# Neat homebrew snow plow setup



## Chipmaker (Sep 16, 2003)

Happened to run accross this on a welding related website but thought it had a lot of merit . Its made with two hand push type snow pusher/ shovel bladed joined together......May not push a heap of snow but it certainly could be very usefull if you got on a snow fall imediately and it was not too deep or wet, be perfect for a couple of quick trips up and down a pavement or driveway..........and certainly cheap enough to make


----------



## jbetts13 (Dec 28, 2003)

you don't want any bigger then that the 56 has small narrow back wheels so it would not make the best of a snow remover


----------



## Chipmaker (Sep 16, 2003)

I'd have to think it would do fair in a light snow, and probably easier and better than using a shovel. Maybe add some big AG type tires on wider rims and a couple of pounds of weight and chains........

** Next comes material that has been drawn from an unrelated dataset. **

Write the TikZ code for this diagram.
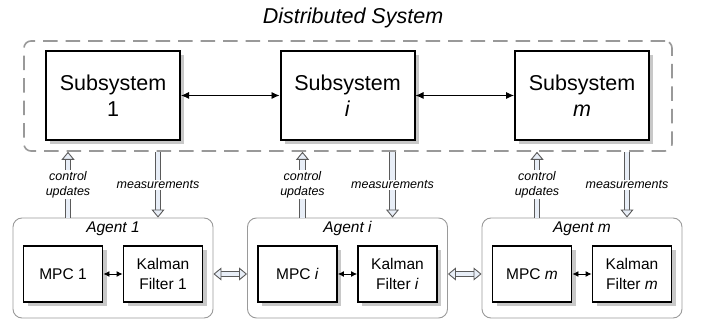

I had an old 65 series (IIRC) that I found being thrown out and used to have some fun with it.......Was more of a vertical engined kart than a mower when it was up and running...Youngin's put many a mile on it tearing up the place.


----------



## Sergeant (Sep 16, 2003)

I use to have a JDR70 with a JD snow plow for it. It worked well with up to 5inches of snow with just chains. But boy did I abuse that little machine and blade. I would use it for Grading the gravel drive as well. Only probelm with the machine was the gear sprocket kept on falling off. Bad desige for that paticular JD RER. I think the only company anymore that still produces a Blade for there RER is Snapper. I know Ariens also use to produced a dozer Blade for there RER as well as Cub Cadet and many other's use to produced snow Blades for there RER's.


----------



## Argee (Sep 17, 2003)

That's a nice looking blade. Did they actually manufacture it themselves? Looks top notch.


----------



## Chipmaker (Sep 16, 2003)

No, its two blades from two hand type snow pusher shovels, that were joined together.


----------



## jbetts13 (Dec 28, 2003)

here is a 57 with a bigger blade


----------



## Chipmaker (Sep 16, 2003)

Here is a closeup of the two pieces joined together.


----------